Sé perfectamente que en este verano, como me acaeció en aquel día estival hace veintiocho años, a lo largo de esta tierra hay un pequeño números de jóvenes de ambos sexos que vuelven la vista hacia el lugar en dónde sólo han malgastado algunos miserables y desdichados años, y consagrarán sus vidas a un futuro en el que eso no vuelva a suceder. Ciertamente, he conocido a algunos componentes de esa nueva generación y espero conocer más próximamente para que se beneficien de mi experiencia y permitirles entender que son los herederos del glorioso legado de Hitler y Rockwell. Un legado que se llevará a efecto en el siglo XXI, y eso será así porque un reducido número de nosotros renunció de buena gana a su lugar en el gran pesebre de los consumidores, a nuestra posibilidad de alcanzar eso que la sociedad políticamente correcta conoce como felicidad, a fin de responder a llamada de nuestro deber racial.

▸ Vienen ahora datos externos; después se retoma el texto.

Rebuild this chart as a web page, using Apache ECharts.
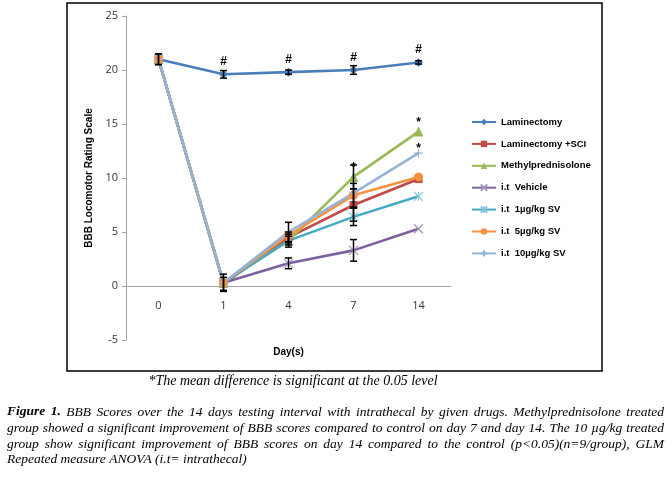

Por eso justificamos a los nuestros ante el tribunal de la Historia; somos un pequeño grupo de hermanos y hermanas que ha renunciado a todo para hacer lo correcto en lugar de lo que nos fuera conveniente o socialmente aceptable. No admitiría abandonar mi calidad de miembro en esta diminuta élite por nada del mundo.
El infierno nos espera ahí fuera, señores. Es sucio, penoso, arriesgado, deprimente, duro y brutal. E indescriptiblemente glorioso. ¡Uníos a mí!
¡Uníos a mí¡. Soñaremos con el Sueño de Hierro el día de mañana; en esa fecha, el mundo despertará a un día de sangre, fuego y renovación que nos conducirá al mayor imperio que ha visto el género humano.